Specifically, plaintiffs had argued that the fact that the hotline attorneys instructed the bishop that he was not allowed to report the child abuse instead of advising him that he was not required to report it supported their legal claim. Indeed, that’s what I’ve focused on in my analysis in earlier posts–that the advice was fundamentally legally incorrect, which means that (a) the Church and its lawyers are morally, if not legally, culpable for allowing abuse to continue by giving incorrect legal advice that prevented the bishop from disclosing abuse to law enforcement, and (b) maybe that could amount to professional negligence on the part of the attorney giving the advice and potentially negligence by the Church if they were willfully instructing hotline attorneys to give incorrect legal advice. Plaintiffs did seem to make that second argument regarding incorrect advice.

The Church’s response? Direct quote: “Regardless of any disclosures of abuse by Paul Adams after his arrest, Bishop Herrod and Bishop Mauzy both had a duty under Church doctrine to maintain the confidentiality of his confessions, and they did so.” (emphasis added). The Court (which is not really allowed to question what “Church doctrine” is, given First Amendment protections) similarly concluded that “Plaintiffs are correct that it would not have been illegal under Arizona law for [the bishop] to report the abuse, but it would have violated Church doctrine, therefore he was not required to make a report.” (emphasis added).

Well, that seems pretty strange to me. Indeed, it seems to contradict what’s in the Church handbook regarding abuse–which is to call the helpline in order to: “Assure that child sexual abuse is stopped; Help victims receive care, including from professional counselors; and Comply with whatever reporting is required by law.”

I really do not see how you do (1) or (2) if “Church doctrine” is to keep confessions of abuse confidential and not report them to law enforcement unless absolutely legally required.

Of course, the confession was not kept strictly confidential–it was disclosed to numerous other Church leaders in connection with the abuser’s excommunication proceedings. Indeed, plaintiffs argued that the disclosure to other Church leaders waived the privilege, but the Court considered those disclosures to be part of the confessional setting and therefore covered by the privilege. I can’t say I disagree on the waiver issue as a legal matter, but it strikes me as really problematic that a bishop will disclose confessions to other Church authorities to conduct Church discipline, but will not disclose confessions to legal authorities so that they can stop abuse and conduct secular discipline.
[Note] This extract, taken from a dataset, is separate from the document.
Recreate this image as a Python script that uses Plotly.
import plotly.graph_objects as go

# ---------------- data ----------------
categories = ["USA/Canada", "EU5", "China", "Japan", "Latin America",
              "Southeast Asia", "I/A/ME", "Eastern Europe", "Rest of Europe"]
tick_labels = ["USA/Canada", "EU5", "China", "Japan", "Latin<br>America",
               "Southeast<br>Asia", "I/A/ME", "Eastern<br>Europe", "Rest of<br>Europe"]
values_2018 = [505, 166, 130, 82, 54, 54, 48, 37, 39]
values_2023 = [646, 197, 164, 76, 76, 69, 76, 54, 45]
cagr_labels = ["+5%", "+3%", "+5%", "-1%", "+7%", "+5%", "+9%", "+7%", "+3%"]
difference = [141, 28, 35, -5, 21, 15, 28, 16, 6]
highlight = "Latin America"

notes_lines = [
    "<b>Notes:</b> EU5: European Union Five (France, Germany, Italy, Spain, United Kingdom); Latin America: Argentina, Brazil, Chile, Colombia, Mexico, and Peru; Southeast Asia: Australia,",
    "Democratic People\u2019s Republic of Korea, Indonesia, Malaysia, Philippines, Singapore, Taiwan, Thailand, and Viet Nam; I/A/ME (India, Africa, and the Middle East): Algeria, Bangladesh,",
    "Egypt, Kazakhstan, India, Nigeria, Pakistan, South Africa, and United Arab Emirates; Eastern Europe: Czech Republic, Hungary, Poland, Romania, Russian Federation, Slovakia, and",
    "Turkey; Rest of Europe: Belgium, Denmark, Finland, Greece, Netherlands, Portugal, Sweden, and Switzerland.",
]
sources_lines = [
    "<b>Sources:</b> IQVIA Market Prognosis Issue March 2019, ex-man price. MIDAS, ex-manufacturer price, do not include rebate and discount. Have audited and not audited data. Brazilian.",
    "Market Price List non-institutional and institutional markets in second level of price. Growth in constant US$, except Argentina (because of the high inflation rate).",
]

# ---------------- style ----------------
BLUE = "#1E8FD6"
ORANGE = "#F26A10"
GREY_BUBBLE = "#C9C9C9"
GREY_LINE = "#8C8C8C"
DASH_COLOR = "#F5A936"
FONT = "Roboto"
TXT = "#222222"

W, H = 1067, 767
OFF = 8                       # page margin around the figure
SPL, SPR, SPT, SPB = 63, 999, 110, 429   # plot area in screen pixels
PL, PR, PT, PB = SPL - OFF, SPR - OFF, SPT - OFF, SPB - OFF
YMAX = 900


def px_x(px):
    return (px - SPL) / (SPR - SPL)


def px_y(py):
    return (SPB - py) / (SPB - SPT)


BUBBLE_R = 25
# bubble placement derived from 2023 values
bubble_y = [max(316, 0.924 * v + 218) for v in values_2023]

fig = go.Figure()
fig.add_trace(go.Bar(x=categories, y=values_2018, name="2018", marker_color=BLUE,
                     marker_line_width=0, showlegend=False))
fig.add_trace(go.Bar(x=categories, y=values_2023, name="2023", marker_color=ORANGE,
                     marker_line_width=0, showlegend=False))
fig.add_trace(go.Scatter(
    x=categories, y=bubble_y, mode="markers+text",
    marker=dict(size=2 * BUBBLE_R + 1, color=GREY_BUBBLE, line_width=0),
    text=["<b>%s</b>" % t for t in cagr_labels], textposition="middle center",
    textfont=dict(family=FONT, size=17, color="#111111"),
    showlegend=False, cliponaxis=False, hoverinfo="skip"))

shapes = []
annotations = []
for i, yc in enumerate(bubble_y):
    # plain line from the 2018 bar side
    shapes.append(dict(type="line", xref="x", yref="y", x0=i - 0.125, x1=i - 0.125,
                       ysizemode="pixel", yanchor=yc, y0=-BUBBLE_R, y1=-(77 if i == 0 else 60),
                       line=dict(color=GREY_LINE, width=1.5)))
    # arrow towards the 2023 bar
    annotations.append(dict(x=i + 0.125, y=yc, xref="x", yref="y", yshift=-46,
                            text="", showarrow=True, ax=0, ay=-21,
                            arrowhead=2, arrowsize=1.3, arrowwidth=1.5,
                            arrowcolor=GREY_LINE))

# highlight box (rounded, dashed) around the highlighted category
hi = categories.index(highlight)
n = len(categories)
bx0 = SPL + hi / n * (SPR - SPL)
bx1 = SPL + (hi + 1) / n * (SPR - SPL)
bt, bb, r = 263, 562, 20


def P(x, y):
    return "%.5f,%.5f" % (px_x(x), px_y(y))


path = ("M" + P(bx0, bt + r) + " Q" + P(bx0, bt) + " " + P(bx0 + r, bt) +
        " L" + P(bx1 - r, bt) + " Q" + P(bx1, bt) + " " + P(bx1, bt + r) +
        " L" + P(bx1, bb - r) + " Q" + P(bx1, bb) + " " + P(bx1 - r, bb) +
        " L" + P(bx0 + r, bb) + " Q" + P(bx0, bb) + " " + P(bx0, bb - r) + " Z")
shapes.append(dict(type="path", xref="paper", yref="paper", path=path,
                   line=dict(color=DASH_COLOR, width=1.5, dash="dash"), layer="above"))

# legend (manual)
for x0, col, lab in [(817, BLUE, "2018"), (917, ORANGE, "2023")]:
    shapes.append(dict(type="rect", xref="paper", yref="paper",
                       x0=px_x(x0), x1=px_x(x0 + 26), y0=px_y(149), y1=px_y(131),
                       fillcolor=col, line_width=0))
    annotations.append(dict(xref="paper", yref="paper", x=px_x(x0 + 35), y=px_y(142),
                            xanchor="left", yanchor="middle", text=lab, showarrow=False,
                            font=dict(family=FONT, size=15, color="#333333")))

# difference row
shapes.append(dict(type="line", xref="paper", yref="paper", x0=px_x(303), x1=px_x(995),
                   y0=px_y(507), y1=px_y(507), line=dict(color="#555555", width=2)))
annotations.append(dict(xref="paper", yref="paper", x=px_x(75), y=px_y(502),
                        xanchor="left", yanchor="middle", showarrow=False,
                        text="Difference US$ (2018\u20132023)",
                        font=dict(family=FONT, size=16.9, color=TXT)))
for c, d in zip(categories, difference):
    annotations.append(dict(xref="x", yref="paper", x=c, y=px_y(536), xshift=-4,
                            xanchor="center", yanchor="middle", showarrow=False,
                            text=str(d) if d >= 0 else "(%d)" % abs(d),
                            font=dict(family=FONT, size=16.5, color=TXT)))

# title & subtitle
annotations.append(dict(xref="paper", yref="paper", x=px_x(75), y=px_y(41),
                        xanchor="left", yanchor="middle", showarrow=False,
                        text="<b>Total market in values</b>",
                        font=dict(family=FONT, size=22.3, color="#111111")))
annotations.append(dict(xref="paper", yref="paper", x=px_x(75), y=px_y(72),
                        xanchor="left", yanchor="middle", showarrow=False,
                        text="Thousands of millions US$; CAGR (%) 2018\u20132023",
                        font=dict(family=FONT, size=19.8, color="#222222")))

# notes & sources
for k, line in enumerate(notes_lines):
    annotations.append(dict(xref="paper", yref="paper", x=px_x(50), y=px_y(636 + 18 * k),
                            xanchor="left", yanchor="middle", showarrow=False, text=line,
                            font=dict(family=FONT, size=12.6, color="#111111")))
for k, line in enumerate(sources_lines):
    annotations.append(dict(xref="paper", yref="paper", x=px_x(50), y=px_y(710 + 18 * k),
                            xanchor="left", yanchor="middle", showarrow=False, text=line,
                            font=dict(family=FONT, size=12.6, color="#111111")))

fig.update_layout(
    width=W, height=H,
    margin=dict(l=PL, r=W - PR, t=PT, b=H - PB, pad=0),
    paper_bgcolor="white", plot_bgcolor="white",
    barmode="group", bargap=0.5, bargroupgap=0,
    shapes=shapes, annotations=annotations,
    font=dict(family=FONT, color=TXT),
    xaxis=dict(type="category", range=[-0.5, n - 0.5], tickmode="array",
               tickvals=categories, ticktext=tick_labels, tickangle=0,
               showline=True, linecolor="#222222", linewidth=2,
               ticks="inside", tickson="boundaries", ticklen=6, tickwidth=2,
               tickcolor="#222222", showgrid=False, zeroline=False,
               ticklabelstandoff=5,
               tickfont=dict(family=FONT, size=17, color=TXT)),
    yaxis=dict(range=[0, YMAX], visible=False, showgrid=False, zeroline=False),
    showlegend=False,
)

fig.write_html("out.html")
It seems that the Church values–above all else, at any cost–its ability to govern its internal matters as it sees fit and as best protect its image.

I get that one can argue about the value of clergy-penitent privilege & confidentiality. I get that some people think that the privilege actually helps abuse victims because it encourages abusers to seek pastoral care and bring abuse to light so that it can potentially be addressed.

But I don’t think one can argue that it is never, ever a good idea to report abuse to law enforcement. And that is apparently the Church’s position here: that abuse should never be reported unless legally required. That that’s doctrine.

I can’t really come to any other conclusion than that the Church cares more about its ability to manage its affairs internally, and keep those affairs confidential, than just about anything else. It certainly cares more about that kind of secrecy than it cares about complying with federal securities law, or being transparent about how it spends tithing dollars, or, yes, stopping abuse.

That’s its prerogative, I suppose, if it really values confidentiality to that extent. But as that’s the case I would sure love for it to just STOP SAYING how much it cares about abuse victims. It really has no right to credibly claim that. It will sacrifice kids on the altar of “confidentiality” again, and again, and again.

I wish the plaintiffs luck in their appeal.

***Update***
I drafted this post pretty quickly and want to highlight that there are a number of VERY EXCELLENT comments about the “doctrine of confidentiality” that I encourage people to read.

In addition, I could have done a longer post about the opinion but I really was focused on the doctrine of confidentiality piece. Some additional tidbits in the arguments / opinion (both the Church’s brief and the Court’s opinion are available online thanks to mormonr.org) that are their own can of worms for those interested:

  • The Church goes to great lengths in its briefing to argue that it is not in any kind of “special relationship” with its members that would impose on it a duty to, you know, stop abuse. As a legal matter that is probably true, but it certainly reads funny to hear the Church basically saying it doesn’t owe a damn thing to members in the way of any kind of duty of care. I mean, I think we all know that it’s true based on its behavior but it’s nice to see them say the quiet part out loud.
  • The Church also goes to great lengths to explain why a visiting teacher / ministering sister does NOT represent the Church in ANY official capacity because she doesn’t have the priesthood. Again, thanks for saying the quiet part out loud KMC!!!

QUESTIONS:

  • Are you surprised to see the Church argue that confidentiality is “doctrine”? Is that consistent with your understanding of doctrine? What are the implications of that position?
  • Would you trust Church leaders to handle reports of abuse in a way that best protects the interests of the victim?